## What is required
Set down, exactly as written, the lines from the top of the data to the line that holds "92.9, 99.2, 95.7];", and omit the pictures.
— start —
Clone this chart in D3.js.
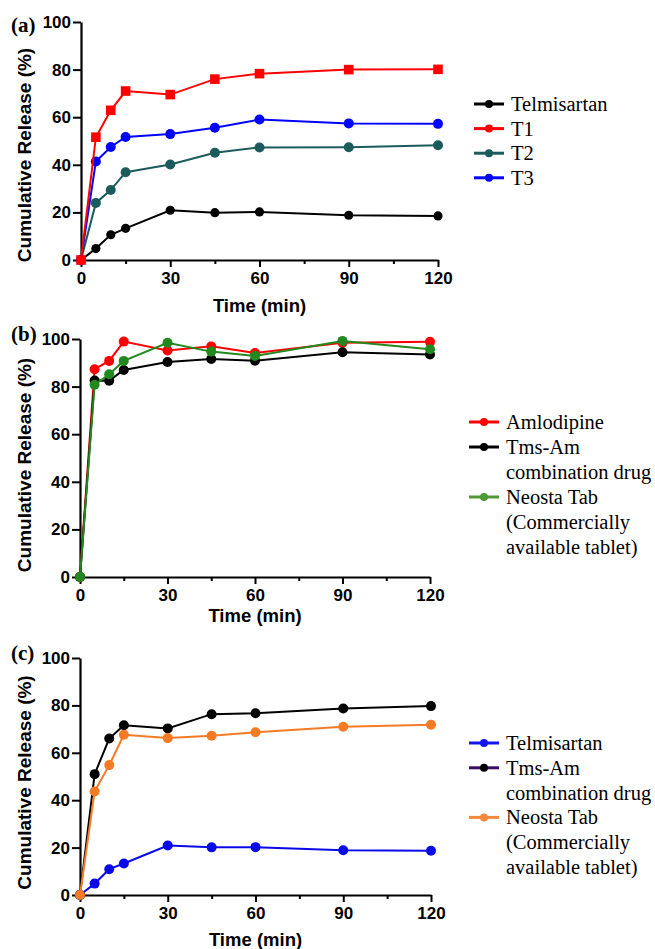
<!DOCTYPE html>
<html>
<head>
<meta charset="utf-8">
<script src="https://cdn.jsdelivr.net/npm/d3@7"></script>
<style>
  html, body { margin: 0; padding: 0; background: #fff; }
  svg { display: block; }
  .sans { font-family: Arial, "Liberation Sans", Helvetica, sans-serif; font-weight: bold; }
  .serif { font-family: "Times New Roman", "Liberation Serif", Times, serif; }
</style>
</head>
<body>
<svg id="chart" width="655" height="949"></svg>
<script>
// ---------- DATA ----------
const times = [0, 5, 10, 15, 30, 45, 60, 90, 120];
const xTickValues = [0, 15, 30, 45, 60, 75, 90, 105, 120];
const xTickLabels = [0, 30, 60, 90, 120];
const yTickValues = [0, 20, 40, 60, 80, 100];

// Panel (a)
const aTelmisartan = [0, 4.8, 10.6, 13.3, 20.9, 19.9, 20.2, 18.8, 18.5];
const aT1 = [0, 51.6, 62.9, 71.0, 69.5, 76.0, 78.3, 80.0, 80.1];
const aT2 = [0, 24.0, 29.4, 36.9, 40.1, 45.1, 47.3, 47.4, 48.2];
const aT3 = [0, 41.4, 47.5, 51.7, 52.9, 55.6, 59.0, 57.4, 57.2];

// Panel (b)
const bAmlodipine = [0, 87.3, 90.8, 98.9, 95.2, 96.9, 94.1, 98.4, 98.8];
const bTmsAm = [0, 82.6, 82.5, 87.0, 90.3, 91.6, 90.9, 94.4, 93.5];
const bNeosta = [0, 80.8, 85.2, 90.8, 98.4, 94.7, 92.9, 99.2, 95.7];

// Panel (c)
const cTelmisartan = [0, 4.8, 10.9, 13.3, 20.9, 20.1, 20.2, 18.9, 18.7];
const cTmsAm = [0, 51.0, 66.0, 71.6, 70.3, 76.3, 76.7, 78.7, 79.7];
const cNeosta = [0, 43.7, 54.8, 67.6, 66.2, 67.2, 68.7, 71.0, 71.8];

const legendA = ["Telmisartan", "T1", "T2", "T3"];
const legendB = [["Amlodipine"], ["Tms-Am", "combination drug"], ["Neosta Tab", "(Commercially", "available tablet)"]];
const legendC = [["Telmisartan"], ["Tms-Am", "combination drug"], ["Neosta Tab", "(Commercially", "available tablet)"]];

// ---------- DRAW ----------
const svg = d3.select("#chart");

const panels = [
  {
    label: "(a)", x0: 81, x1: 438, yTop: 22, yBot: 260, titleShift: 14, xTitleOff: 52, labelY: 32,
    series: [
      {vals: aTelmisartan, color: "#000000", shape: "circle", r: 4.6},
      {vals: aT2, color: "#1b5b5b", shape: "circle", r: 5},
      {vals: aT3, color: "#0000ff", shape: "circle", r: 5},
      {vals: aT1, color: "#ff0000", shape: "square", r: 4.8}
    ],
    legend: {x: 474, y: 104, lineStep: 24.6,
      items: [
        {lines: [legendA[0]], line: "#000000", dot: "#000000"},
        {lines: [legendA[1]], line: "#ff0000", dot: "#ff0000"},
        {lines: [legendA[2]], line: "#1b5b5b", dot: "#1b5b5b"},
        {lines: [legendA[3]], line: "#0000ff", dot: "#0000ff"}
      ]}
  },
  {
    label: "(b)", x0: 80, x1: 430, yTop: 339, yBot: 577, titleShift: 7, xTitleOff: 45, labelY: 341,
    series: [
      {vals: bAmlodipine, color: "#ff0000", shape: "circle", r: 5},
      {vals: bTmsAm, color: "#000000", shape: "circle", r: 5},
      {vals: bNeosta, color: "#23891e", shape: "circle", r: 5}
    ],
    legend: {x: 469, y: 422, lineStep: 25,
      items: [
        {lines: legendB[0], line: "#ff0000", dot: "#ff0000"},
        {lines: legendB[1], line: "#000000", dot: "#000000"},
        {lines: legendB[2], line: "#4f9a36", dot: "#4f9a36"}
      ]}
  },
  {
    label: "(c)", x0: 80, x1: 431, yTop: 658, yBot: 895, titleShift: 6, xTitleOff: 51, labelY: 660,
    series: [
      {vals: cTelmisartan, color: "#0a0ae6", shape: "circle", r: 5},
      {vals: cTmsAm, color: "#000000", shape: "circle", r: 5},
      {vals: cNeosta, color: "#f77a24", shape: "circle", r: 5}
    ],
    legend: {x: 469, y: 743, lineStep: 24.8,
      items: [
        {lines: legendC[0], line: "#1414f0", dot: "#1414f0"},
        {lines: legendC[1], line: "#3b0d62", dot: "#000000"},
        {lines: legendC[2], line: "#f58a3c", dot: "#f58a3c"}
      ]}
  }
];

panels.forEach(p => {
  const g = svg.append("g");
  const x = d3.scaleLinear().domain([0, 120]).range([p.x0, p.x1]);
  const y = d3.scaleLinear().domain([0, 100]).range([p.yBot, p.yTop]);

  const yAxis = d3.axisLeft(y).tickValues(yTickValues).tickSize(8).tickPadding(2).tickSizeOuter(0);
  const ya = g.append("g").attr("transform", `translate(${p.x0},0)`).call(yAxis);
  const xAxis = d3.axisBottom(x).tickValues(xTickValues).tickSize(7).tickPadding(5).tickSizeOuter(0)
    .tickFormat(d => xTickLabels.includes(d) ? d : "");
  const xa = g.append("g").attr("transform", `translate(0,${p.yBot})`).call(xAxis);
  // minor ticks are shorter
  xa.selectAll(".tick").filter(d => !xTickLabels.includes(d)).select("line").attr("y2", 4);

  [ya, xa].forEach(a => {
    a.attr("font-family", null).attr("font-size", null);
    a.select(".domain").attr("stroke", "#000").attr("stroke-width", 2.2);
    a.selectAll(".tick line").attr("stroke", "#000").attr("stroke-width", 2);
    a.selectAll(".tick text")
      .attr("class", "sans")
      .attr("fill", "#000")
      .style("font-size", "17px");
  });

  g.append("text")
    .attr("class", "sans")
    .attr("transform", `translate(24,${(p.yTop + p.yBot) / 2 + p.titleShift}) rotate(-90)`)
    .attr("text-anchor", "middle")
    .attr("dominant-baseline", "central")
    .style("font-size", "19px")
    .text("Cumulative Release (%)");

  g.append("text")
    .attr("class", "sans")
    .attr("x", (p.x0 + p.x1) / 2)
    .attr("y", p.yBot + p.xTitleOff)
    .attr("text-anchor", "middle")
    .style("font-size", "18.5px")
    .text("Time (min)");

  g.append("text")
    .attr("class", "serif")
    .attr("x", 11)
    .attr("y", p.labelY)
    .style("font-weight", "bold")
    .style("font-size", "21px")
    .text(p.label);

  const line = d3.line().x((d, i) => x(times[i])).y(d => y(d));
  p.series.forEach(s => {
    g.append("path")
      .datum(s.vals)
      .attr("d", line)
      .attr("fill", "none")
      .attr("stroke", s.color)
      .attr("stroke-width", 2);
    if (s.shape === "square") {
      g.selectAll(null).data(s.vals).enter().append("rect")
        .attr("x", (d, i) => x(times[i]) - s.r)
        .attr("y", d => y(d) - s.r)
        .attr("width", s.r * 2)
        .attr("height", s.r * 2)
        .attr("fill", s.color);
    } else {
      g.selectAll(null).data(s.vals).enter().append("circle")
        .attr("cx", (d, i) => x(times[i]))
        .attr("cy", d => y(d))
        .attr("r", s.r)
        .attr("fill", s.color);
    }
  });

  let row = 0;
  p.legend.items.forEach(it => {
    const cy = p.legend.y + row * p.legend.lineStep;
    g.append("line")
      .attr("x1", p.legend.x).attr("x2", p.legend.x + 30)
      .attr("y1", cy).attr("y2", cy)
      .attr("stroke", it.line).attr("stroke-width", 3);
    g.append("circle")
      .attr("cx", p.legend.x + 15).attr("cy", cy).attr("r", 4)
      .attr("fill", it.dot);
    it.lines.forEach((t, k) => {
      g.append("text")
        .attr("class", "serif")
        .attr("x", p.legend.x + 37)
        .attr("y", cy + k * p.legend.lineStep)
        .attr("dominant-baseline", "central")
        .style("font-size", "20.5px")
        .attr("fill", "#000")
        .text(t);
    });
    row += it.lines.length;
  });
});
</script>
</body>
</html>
— end —
## Output for this exercise
Clone this chart in D3.js.
<!DOCTYPE html>
<html>
<head>
<meta charset="utf-8">
<script src="https://cdn.jsdelivr.net/npm/d3@7"></script>
<style>
  html, body { margin: 0; padding: 0; background: #fff; }
  svg { display: block; }
  .sans { font-family: Arial, "Liberation Sans", Helvetica, sans-serif; font-weight: bold; }
  .serif { font-family: "Times New Roman", "Liberation Serif", Times, serif; }
</style>
</head>
<body>
<svg id="chart" width="655" height="949"></svg>
<script>
// ---------- DATA ----------
const times = [0, 5, 10, 15, 30, 45, 60, 90, 120];
const xTickValues = [0, 15, 30, 45, 60, 75, 90, 105, 120];
const xTickLabels = [0, 30, 60, 90, 120];
const yTickValues = [0, 20, 40, 60, 80, 100];

// Panel (a)
const aTelmisartan = [0, 4.8, 10.6, 13.3, 20.9, 19.9, 20.2, 18.8, 18.5];
const aT1 = [0, 51.6, 62.9, 71.0, 69.5, 76.0, 78.3, 80.0, 80.1];
const aT2 = [0, 24.0, 29.4, 36.9, 40.1, 45.1, 47.3, 47.4, 48.2];
const aT3 = [0, 41.4, 47.5, 51.7, 52.9, 55.6, 59.0, 57.4, 57.2];

// Panel (b)
const bAmlodipine = [0, 87.3, 90.8, 98.9, 95.2, 96.9, 94.1, 98.4, 98.8];
const bTmsAm = [0, 82.6, 82.5, 87.0, 90.3, 91.6, 90.9, 94.4, 93.5];
const bNeosta = [0, 80.8, 85.2, 90.8, 98.4, 94.7, 92.9, 99.2, 95.7];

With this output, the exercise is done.